The Orioles (16-9) gave McDonald an instant cushion with a three-run first inning.

Oakland right-hander Ron Darling was coming off a complete-game, 1-0 loss to his former college foe, Boston Red Sox left-hander Frank Viola.

It was obvious from the outset Darling was not in for another such strong outing. The Orioles jumped on him in the first inning for three runs on four hits, only one less than he yielded to the Red Sox.

Harold Baines drove in the first run on a grounder, Cal Ripken the second on a single to center, Chris Sabo the third on a double to left.

"I gave up three runs in the first inning against the hottest pitcher in baseball," Darling said. "I gave Devereaux a leadoff homer, and I walked the leadoff guy in the seventh. Those three things cost us the game because I pitched poorly."

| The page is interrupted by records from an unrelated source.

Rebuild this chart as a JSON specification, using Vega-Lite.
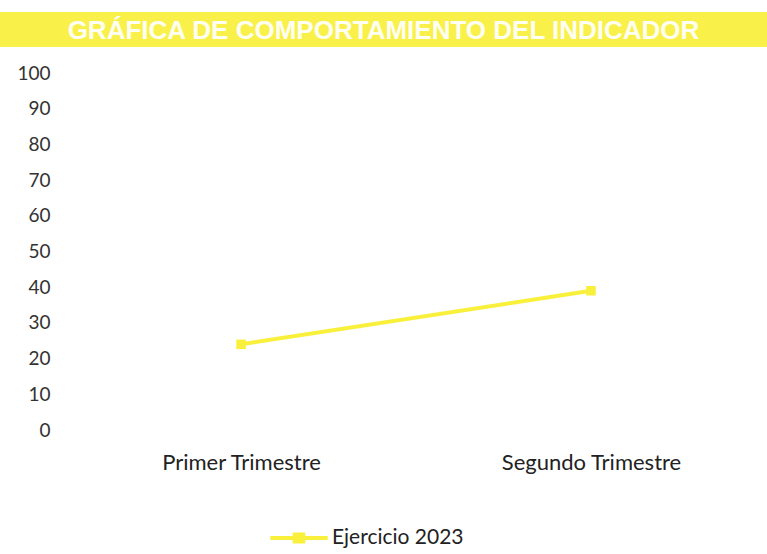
{
  "$schema": "https://vega.github.io/schema/vega-lite/v6.json",
  "padding": {"top": 12, "left": 0, "right": 0, "bottom": 0},
  "background": "white",
  "config": {"view": {"stroke": null}, "concat": {"spacing": 17}},
  "datasets": {
    "header": [{"titulo": "GRÁFICA DE COMPORTAMIENTO DEL INDICADOR"}],
    "serie": [
      {"trimestre": "Primer Trimestre", "valor": 24, "serie": "Ejercicio 2023"},
      {"trimestre": "Segundo Trimestre", "valor": 39, "serie": "Ejercicio 2023"}
    ]
  },
  "vconcat": [
    {
      "width": 767,
      "height": 35,
      "view": {"fill": "#F9F04A", "stroke": null},
      "data": {"name": "header"},
      "mark": {"type": "text", "font": "Liberation Sans", "fontWeight": "bold", "fontSize": 26, "color": "#FFFFF2", "align": "center", "baseline": "middle", "dy": 1},
      "encoding": {"text": {"field": "titulo"}}
    },
    {
      "width": 767,
      "height": 357,
      "data": {"name": "serie"},
      "mark": {"type": "line", "strokeWidth": 4, "point": {"filled": true, "size": 90, "shape": "square"}},
      "encoding": {
        "x": {
          "field": "trimestre", "type": "ordinal", "sort": null,
          "scale": {"type": "point", "padding": 0.596, "align": 0.578},
          "axis": {"title": null, "labelAngle": 0, "domain": false, "ticks": false, "grid": false, "labelFont": "Lato", "labelFontSize": 22, "labelColor": "#222222", "labelPadding": 22, "labelLimit": 400}
        },
        "y": {
          "field": "valor", "type": "quantitative",
          "scale": {"domain": [0, 100], "nice": false},
          "axis": {"title": null, "values": [0, 10, 20, 30, 40, 50, 60, 70, 80, 90, 100], "domain": false, "ticks": false, "grid": false, "labelFont": "Lato", "labelFontSize": 19, "labelColor": "#333333", "labelPadding": 16, "offset": -66}
        },
        "color": {
          "field": "serie", "type": "nominal",
          "scale": {"range": ["#F9F03C"]},
          "legend": {
            "title": null, "orient": "none", "legendX": 268, "legendY": 495,
            "symbolType": "M-1,0L1,0M-0.15,-0.12L0.15,-0.12L0.15,0.12L-0.15,0.12Z",
            "symbolSize": 3300, "symbolStrokeWidth": 4, "symbolFillColor": "#F9F03C",
            "labelFont": "Lato", "labelFontSize": 21, "labelColor": "#222222", "labelOffset": 2
          }
        }
      }
    }
  ]
}
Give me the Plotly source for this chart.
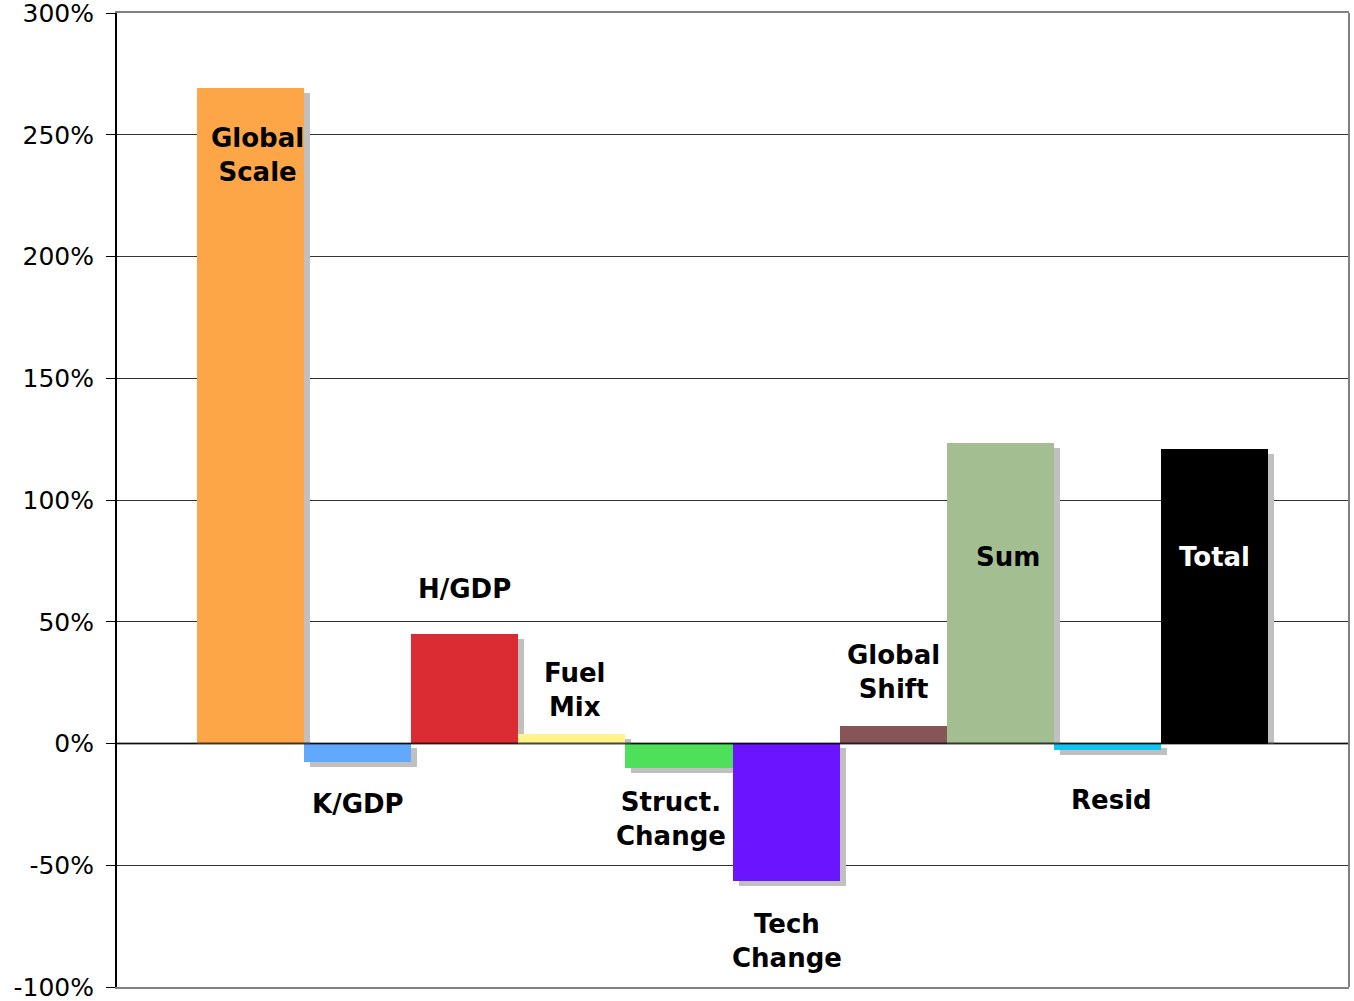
import plotly.graph_objects as go

# Decomposition of the change, in percent
categories = ["Global Scale", "K/GDP", "H/GDP", "Fuel Mix", "Struct. Change",
              "Tech Change", "Global Shift", "Sum", "Resid", "Total"]
values = [269.2, -7.4, 44.8, 3.7, -9.9, -56.3, 7.0, 123.3, -2.5, 120.8]
colors = ["#FCA648", "#62A8FC", "#DC2C33", "#FFF48C", "#4EE05A",
          "#6A14FF", "#875558", "#A3BF92", "#10C6F0", "#000000"]

label_text = ["Global<br>Scale", "K/GDP", "H/GDP", "Fuel<br>Mix", "Struct.<br>Change",
              "Tech<br>Change", "Global<br>Shift", "Sum", "Resid", "Total"]
label_color = ["black"] * 9 + ["white"]
label_y = [241.6, -24.7, 63.3, 21.8, -30.8, -81.0, 29.2, 76.4, -23.4, 76.4]
label_dx = [0.06, 0.0, 0.0, 0.03, -0.07, 0.01, 0.0, 0.07, 0.04, 0.0]

y_ticks = [-100, -50, 0, 50, 100, 150, 200, 250, 300]
y_tick_text = [f"{t}%" for t in y_ticks]

x = list(range(len(categories)))

# drop shadow: shifted right and down, clipped at the zero line for rising bars
SHADOW_DX = 0.056
SHADOW_DY = 2.05
sh_base = [0 if v > 0 else -SHADOW_DY for v in values]
sh_len = [v - SHADOW_DY if v > 0 else v for v in values]

fig = go.Figure()
fig.add_trace(go.Bar(
    x=[i + SHADOW_DX for i in x], y=sh_len, base=sh_base, width=1.0,
    marker=dict(color="#C0C0C0", line=dict(width=0)),
    hoverinfo="skip", showlegend=False,
))
fig.add_trace(go.Bar(
    x=x, y=values, width=1.0,
    marker=dict(color=colors, line=dict(width=0)),
    customdata=categories, hovertemplate="%{customdata}: %{y:.1f}%<extra></extra>",
    showlegend=False,
))

for i, (txt, yy, dx, col) in enumerate(zip(label_text, label_y, label_dx, label_color)):
    fig.add_annotation(
        x=i + dx, y=yy, text=txt, showarrow=False, xanchor="center", yanchor="middle",
        font=dict(family="Verdana, DejaVu Sans", size=26, color=col, weight="bold"),
    )

# zero line drawn above the bars
fig.add_shape(type="line", xref="paper", x0=0, x1=1, yref="y", y0=0, y1=0,
              line=dict(color="rgba(0,0,0,0.7)", width=2), layer="above")
# right border of the plot area
fig.add_shape(type="line", xref="paper", x0=1, x1=1, yref="paper", y0=0, y1=1,
              line=dict(color="#808080", width=2), layer="above")

fig.update_layout(
    width=1354, height=1001,
    margin=dict(l=117, r=5, t=13, b=14),
    paper_bgcolor="white", plot_bgcolor="white",
    barmode="overlay", bargap=0,
    font=dict(family="Verdana, DejaVu Sans", color="black"),
)
fig.update_xaxes(
    range=[-1.248, 10.257], showticklabels=False, ticks="", showgrid=False,
    zeroline=False, showline=True, linecolor="#808080", linewidth=2, mirror=True,
    automargin=False,
)
fig.update_yaxes(
    range=[-100, 300], tickvals=y_ticks, ticktext=y_tick_text,
    tickfont=dict(size=25, color="black"), ticklabeloverflow="allow",
    ticklabelstandoff=7, automargin=False,
    ticks="outside", ticklen=9, tickcolor="black", tickwidth=1,
    showgrid=True, gridcolor="#333333", gridwidth=1,
    zeroline=False, showline=True, linecolor="black", linewidth=2,
)

fig.write_html("out.html")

Recent Oakland addition Steve Sax, released by the Chicago White Sox and playing second base for the A's in place of injured Brent Gates, drove in the A's first run with a triple to right that scored Mike Bordick.

After walking Rickey Henderson, McDonald got out of the inning by retiring Troy Neel on a called third strike for the second time in as many at-bats, giving McDonald five strikeouts.

"I was able to get my breaking ball over pretty consistently," McDonald said. "My fastballs had good velocity and I was able to put it where I wanted it. When you're throwing 90 mph and you're hitting the outside corner and the inside corner, they don't know what to expect."

Devereaux planted his fifth home run over the left-field fence leading off the fourth inning to put Darling behind 4-1.

It was only the second home run and 11th RBI for the Orioles from the No. 8 hole in the order.

Devereaux, who made 14 starts batting second, one fifth, one sixth and one seventh, was dropped to eighth in the order for the first time.

Devereaux's fifth home run put him one homer shy of his singles total.

He continued his all-or-nothing trend in the sixth, looking at a pitch on the inside corner for the third strike and then again in the eighth, when he homered again.

"My problem has been swinging at sliders in the dirt. Tonight, I was just determined to take good swings," said Devereaux. "I just came in with a more positive attitude tonight."